A YouTube spokesperson didn’t immediately respond to a Bloomberg Law request for comment.
Tech groups, though, fear companies’ investment in content-recognition technology to comply with Article 13 would be costly and unreliable—even to the point of putting some startups out of business.
Content recognition technology uses artificial intelligence to identify certain types of online content. YouTube has a system called Content ID, which scans uploaded videos against a database of files that copyright owners submit to the company. Copyright owners can choose to block, track, or monetize a video that contains their work under the system, according to YouTube’s website.

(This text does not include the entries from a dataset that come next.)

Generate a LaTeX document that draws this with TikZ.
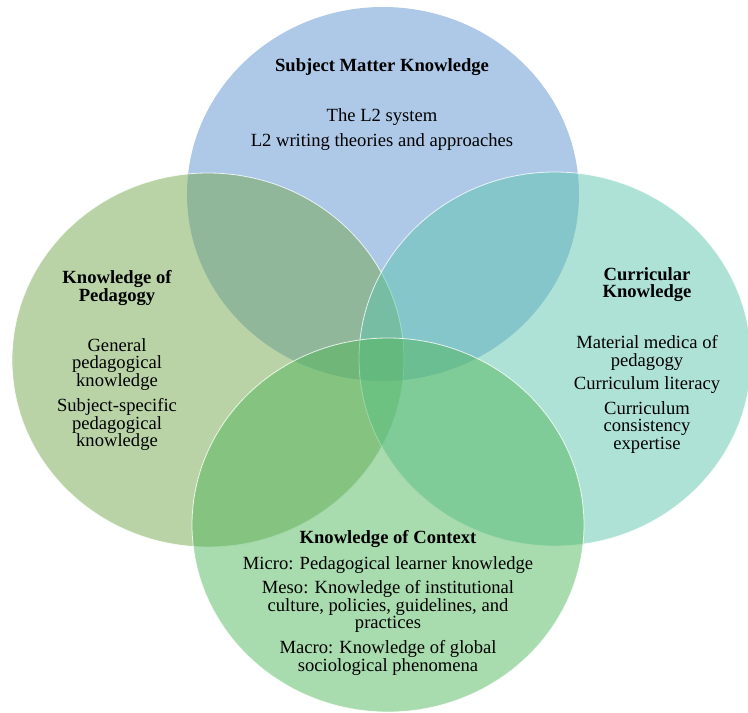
\documentclass[tikz,border=0pt]{standalone}
\usepackage{fontspec}
\setmainfont{Liberation Serif}
\usetikzlibrary{shapes.geometric}

\definecolor{subjectblue}{RGB}{93,145,209}
\definecolor{pedagogygreen}{RGB}{115,167,77}
\definecolor{curriculumteal}{RGB}{93,197,173}
\definecolor{contextgreen}{RGB}{81,183,91}

\tikzset{
  area/.style={ellipse, minimum width=392pt, minimum height=374pt, inner sep=0pt,
    fill opacity=0.5, draw=white, draw opacity=0.8, line width=0.8pt},
  % positions below are the baseline of the first line
  txt/.style={font=\fontsize{18.6}{17.5}\selectfont, align=center, inner sep=0pt,
    anchor=north, yshift=12.7pt},
  head/.style={txt, font=\fontsize{18.6}{17.5}\selectfont\bfseries},
}

\begin{document}
\begin{tikzpicture}[x=1pt, y=-1pt]
\useasboundingbox (0,0) rectangle (748,713);

% the four overlapping sets
\node[area, fill=subjectblue, draw=none] (subject) at (383,194) {};
\node[area, fill=pedagogygreen] (pedagogy) at (208,360) {};
\node[area, fill=curriculumteal] (curriculum) at (555,359) {};
\node[area, fill=contextgreen] (context) at (388,525) {};

% top set
\node[head] (subjecthead) at (382,71) {Subject Matter Knowledge};
\node[txt] (subjectone) at (382,121) {The L2 system};
\node[txt] (subjecttwo) at (382,146) {L2 writing theories and approaches};

% left set
\node[head] (pedagogyhead) at (117,283) {Knowledge of\\Pedagogy};
\node[txt] (pedagogyone) at (117,351) {General\\pedagogical\\knowledge};
\node[txt] (pedagogytwo) at (117,411) {Subject-specific\\pedagogical\\knowledge};

% right set
\node[head] (curriculumhead) at (647,280) {Curricular\\Knowledge};
\node[txt] (curriculumone) at (647,348) {Material medica of\\pedagogy};
\node[txt] (curriculumtwo) at (647,389) {Curriculum literacy};
\node[txt] (curriculumthree) at (647,414) {Curriculum\\consistency\\expertise};

% bottom set
\node[head] (contexthead) at (388,543) {Knowledge of Context};
\node[txt] (contextone) at (388,569) {Micro: Pedagogical learner knowledge};
\node[txt] (contexttwo) at (388,593) {Meso: Knowledge of institutional\\culture, policies, guidelines, and\\practices};
\node[txt] (contextthree) at (388,653) {Macro: Knowledge of global\\sociological phenomena};
\end{tikzpicture}
\end{document}
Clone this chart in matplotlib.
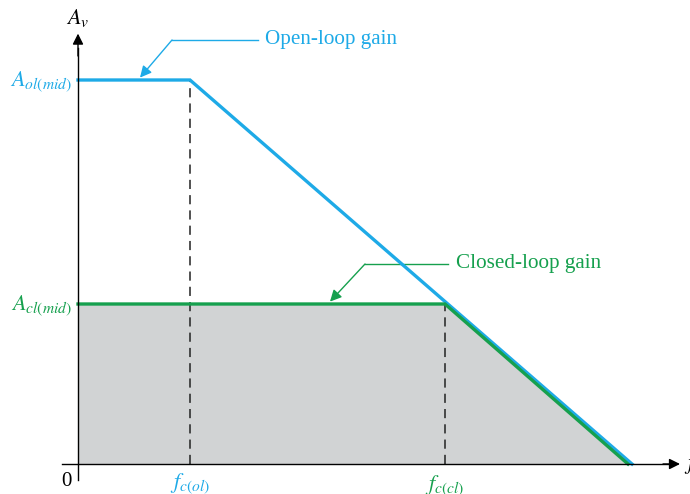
import matplotlib.pyplot as plt
import matplotlib as mpl

mpl.rcParams['mathtext.fontset'] = 'stix'
mpl.rcParams['font.family'] = 'Liberation Serif'

# gain vs frequency (arbitrary units)
A_ol = 2.4       # open-loop midrange gain
A_cl = 1.0       # closed-loop midrange gain
f_ol = 1.12      # open-loop critical frequency
f_cl = 3.67      # closed-loop critical frequency
f_t = 5.54       # frequency where gain reaches zero on the sketch

open_f = [0, f_ol, f_t]
open_A = [A_ol, A_ol, 0]
closed_f = [0, f_cl, f_t - 0.04]
closed_A = [A_cl, A_cl, 0]

blue = '#1eaae7'
green = '#16a04e'
gray = '#d1d3d4'

fig = plt.figure(figsize=(6.9, 4.94), dpi=100)
ax = fig.add_axes([0, 0, 1, 1])
ax.set_xlim(-0.78, 6.12)
ax.set_ylim(-0.1875, 2.9)
ax.axis('off')

# shaded bandwidth area under closed-loop response
ax.fill_between(closed_f, closed_A, 0, color=gray, lw=0, zorder=1)

# dashed drop lines at critical frequencies
ax.plot([f_ol, f_ol], [0, A_ol], color='#222222', lw=1.1, ls=(0, (6, 4)), zorder=2)
ax.plot([f_cl, f_cl], [0, A_cl], color='#222222', lw=1.1, ls=(0, (6, 4)), zorder=2)

ax.plot(open_f, open_A, color=blue, lw=2.4, solid_joinstyle='miter', zorder=3)
ax.plot(closed_f, closed_A, color=green, lw=2.4, solid_joinstyle='miter', zorder=4)

# axes with arrows
ax.plot([0, 0], [-0.1, 2.6], color='black', lw=1, zorder=5)
ax.plot([-0.16, 5.95], [0, 0], color='black', lw=1, zorder=5)
ax.annotate('', xy=(0, 2.69), xytext=(0, 2.55),
            arrowprops=dict(arrowstyle='-|>', color='black', lw=1,
                            mutation_scale=16, shrinkA=0, shrinkB=0))
ax.annotate('', xy=(6.02, 0), xytext=(5.85, 0),
            arrowprops=dict(arrowstyle='-|>', color='black', lw=1,
                            mutation_scale=16, shrinkA=0, shrinkB=0))

# callouts
ax.plot([0.94, 1.80], [2.65, 2.65], color=blue, lw=1)
ax.annotate('', xy=(0.62, 2.415), xytext=(0.94, 2.65),
            arrowprops=dict(arrowstyle='-|>', color=blue, lw=1,
                            mutation_scale=17, shrinkA=0, shrinkB=0))
ax.text(1.87, 2.655, 'Open-loop gain', color=blue, fontsize=15.2,
        va='center', ha='left')

ax.plot([2.87, 3.70], [1.25, 1.25], color=green, lw=1)
ax.annotate('', xy=(2.52, 1.015), xytext=(2.87, 1.25),
            arrowprops=dict(arrowstyle='-|>', color=green, lw=1,
                            mutation_scale=17, shrinkA=0, shrinkB=0))
ax.text(3.78, 1.255, 'Closed-loop gain', color=green, fontsize=15.2,
        va='center', ha='left')

# labels
ax.text(0.0, 2.79, r'$A_v$', color='black', fontsize=16, ha='center', va='center')
ax.text(-0.06, 2.39, r'$A_{ol(mid)}$', color=blue, fontsize=16, ha='right', va='center')
ax.text(-0.06, 0.99, r'$A_{cl(mid)}$', color=green, fontsize=16, ha='right', va='center')
ax.text(-0.12, -0.11, '0', color='black', fontsize=15, ha='center', va='center')
ax.text(f_ol, -0.125, r'$f_{c(ol)}$', color=blue, fontsize=16, ha='center', va='center')
ax.text(f_cl, -0.135, r'$f_{c(cl)}$', color=green, fontsize=16, ha='center', va='center')
ax.text(6.06, 0.0, r'$f$', color='black', fontsize=16, ha='left', va='center')

fig.savefig('out.png', dpi=100)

Even if the EU proposal’s final draft doesn’t specifically mention the technology, companies will still be required to take steps to achieve the same result, Jeremy Malcolm, senior global policy analyst at the Electronic Frontier Foundation, told Bloomberg Law. In reality there’s no other way to filter out infringing material, he said.
But many small companies likely won’t be able to afford the technology or the hiring of thousands of content moderators to manually filter content, Schruers said. In addition, the technology is not flawless and could result in a “heavily-filtered internet,” he said.
Content-filtering technologies generate “a lot of false positives,” often removing content that’s not actually infringing, Melissa Blaustein, founder and CEO of Allied for Startups in San Francisco, told Bloomberg Law. The technology’s high costs far outweigh the minimal amount of actual copyright infringement it manages to ferret out, she said.
Then there are free speech concerns. Use of the technology could block copyrighted content that users have a legal right to use, Diego Naranjo, a lawyer and policy advocate at digital rights association European Digital Rights (EDRi), told Bloomberg Law. EDRi has been urging the EU to delete the provision, Naranjo said.
Because Article 13 would change existing liability rules for user-uploaded content sites, it would create a climate of uncertainty for companies wishing to operate in Europe, attorneys and industry groups say.
A distinction with the e-Commerce Directive is that current law gives platforms limited liability protections for infringing content but doesn’t require online content to be monitored. Platforms are only required to quickly remove illegal content once they are notified about it.
“Article 13 turns that directive completely on its head,” Jens-Henrik Jeppesen, representative and director for European affairs at the Center for Democracy and Technology in Brussels, told Bloomberg Law.
The provision would likely require that platforms take certain measures to continue to benefit from the liability shield, Sophie Goossens, a digital media attorney and head of Reed Smith’s entertainment and media Industry practice in Paris, said. But how to make those measures compatible with the directive “is a mystery to everyone,” she said.
Companies might not know if they’ve done enough to satisfy the new requirements and retain liability protection. Such uncertainty, said Goossens, could impact their decisions on investing in Europe at all.